-- Description of the task --
Reproduce the listing below exactly, beginning with its first line and ending with the line that holds "import * as"; pictures are not part of the copy.

--- Begin ---

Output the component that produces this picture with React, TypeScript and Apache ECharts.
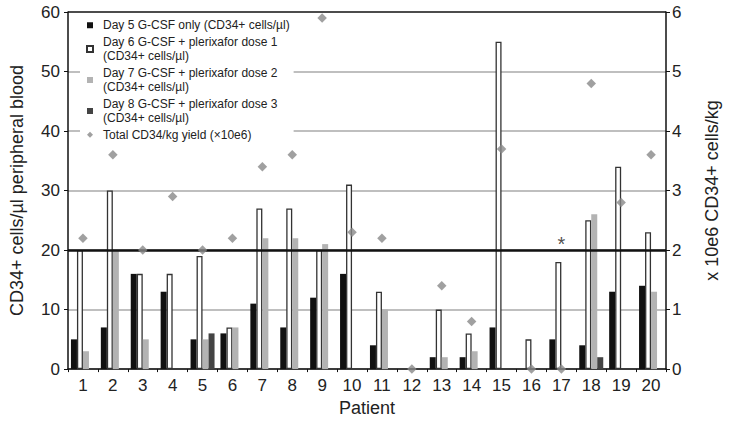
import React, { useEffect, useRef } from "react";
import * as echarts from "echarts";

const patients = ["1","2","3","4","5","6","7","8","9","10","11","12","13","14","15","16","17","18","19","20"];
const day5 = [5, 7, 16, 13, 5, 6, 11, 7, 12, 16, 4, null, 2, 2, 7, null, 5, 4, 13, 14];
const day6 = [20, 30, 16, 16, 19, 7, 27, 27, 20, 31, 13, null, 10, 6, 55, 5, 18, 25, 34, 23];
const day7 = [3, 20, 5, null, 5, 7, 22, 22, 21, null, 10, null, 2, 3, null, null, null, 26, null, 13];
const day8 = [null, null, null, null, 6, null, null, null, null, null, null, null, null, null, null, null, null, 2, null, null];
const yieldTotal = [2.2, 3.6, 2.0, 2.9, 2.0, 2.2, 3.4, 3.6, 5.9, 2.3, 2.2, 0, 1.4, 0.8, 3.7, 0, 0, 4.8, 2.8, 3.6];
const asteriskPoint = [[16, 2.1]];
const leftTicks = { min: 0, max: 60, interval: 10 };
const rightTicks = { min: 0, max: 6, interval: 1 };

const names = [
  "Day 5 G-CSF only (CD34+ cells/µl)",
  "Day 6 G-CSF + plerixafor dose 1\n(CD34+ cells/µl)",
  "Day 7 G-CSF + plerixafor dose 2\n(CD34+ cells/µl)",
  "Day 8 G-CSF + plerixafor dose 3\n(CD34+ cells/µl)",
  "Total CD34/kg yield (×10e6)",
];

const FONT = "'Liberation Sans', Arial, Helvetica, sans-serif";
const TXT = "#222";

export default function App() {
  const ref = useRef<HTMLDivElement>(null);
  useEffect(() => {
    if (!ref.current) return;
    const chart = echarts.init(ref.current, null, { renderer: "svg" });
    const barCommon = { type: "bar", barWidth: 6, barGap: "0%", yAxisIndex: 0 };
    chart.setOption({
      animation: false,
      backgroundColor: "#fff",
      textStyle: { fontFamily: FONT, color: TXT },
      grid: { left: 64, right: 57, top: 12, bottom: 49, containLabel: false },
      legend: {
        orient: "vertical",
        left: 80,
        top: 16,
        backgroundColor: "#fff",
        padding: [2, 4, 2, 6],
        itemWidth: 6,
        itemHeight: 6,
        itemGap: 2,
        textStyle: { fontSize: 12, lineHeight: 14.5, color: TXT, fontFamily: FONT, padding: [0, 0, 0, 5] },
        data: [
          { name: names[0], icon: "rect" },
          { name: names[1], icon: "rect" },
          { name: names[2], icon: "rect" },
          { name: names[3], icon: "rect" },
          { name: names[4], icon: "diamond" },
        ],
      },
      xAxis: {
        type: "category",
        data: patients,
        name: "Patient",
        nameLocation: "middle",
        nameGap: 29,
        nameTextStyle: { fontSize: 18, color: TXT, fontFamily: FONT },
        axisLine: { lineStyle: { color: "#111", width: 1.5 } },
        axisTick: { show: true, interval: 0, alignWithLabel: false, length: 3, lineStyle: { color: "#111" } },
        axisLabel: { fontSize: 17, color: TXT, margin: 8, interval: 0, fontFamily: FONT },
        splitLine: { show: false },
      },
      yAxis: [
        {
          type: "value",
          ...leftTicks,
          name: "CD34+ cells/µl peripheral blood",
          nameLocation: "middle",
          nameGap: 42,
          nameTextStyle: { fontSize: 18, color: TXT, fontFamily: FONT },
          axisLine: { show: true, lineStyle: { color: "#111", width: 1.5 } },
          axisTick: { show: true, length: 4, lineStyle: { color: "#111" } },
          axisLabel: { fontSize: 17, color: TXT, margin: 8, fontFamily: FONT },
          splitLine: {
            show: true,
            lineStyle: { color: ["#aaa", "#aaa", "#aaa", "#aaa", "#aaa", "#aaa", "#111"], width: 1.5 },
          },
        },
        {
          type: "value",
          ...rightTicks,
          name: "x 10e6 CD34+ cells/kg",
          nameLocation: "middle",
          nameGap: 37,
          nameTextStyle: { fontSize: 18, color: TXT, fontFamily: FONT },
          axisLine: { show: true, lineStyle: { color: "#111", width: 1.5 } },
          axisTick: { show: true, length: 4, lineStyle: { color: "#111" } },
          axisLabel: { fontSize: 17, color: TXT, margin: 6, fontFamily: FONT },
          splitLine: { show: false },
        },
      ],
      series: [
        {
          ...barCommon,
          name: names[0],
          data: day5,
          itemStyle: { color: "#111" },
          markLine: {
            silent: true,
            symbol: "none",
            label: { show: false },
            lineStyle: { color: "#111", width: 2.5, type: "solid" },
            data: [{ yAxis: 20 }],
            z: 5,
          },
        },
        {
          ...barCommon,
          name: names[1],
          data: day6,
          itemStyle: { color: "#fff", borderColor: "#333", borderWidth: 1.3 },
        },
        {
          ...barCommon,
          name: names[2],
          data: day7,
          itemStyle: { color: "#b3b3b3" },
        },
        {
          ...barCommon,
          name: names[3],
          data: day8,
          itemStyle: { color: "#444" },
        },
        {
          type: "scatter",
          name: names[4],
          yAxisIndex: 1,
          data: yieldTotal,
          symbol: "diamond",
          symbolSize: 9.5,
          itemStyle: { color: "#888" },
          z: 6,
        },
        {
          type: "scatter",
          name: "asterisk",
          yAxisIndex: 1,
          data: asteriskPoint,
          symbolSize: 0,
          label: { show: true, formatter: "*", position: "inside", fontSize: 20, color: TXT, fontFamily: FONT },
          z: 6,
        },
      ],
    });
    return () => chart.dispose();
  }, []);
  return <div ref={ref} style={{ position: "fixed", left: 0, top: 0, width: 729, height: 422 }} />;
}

--- End ---

-- Solution for this exercise --
Output the component that produces this picture with React, TypeScript and Apache ECharts.
import React, { useEffect, useRef } from "react";
import * as echarts from "echarts";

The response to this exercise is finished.